AXIOM SCHEMATA OF STRONG INFINITY IN AXIOMATIC SET THEORY

l Introduction. There are, in general, two main approaches to the introduction of strong infinity assertions to the Zermelo-Fraenkel set theory. The arithmetical approach starts with the regular ordinal numbers, continues with the weakly inaccessible numbers and goes on to the ^-numbers of Mahlo [4], etc. The model-theoretic approach, with which we shall be concerned, introduces the strongly inaccessible numbers and leads to Tarski's axioms of [14] and [15]. As we shall see, even in the model-theoretic approach we can use methods for expressing strong assertions of infinity which are mainly arithmetical.

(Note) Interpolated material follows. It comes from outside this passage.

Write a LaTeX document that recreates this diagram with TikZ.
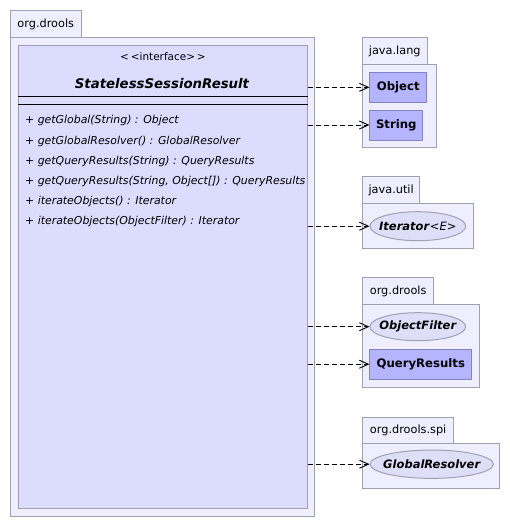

Therefore we shall introduce strong axiom schemata of infinity by following Mahlo [4,5,6,]. Using the ideas of Montague in [7] we shall give those axiom schemata a purely model-theoretic form. Also the axiom schemata of replacement in conjunction with the axiom of infinity will be given a similar form, and thus the new axiom schemata will be seen to be natural continuations of the axiom schema of replacement and infinity. A provisional notion of a standard model, introduced in § 2, will be basic for our discussion. However, in § 5 it is shown that this definition cannot serve as a general definition for the notion of a standard model.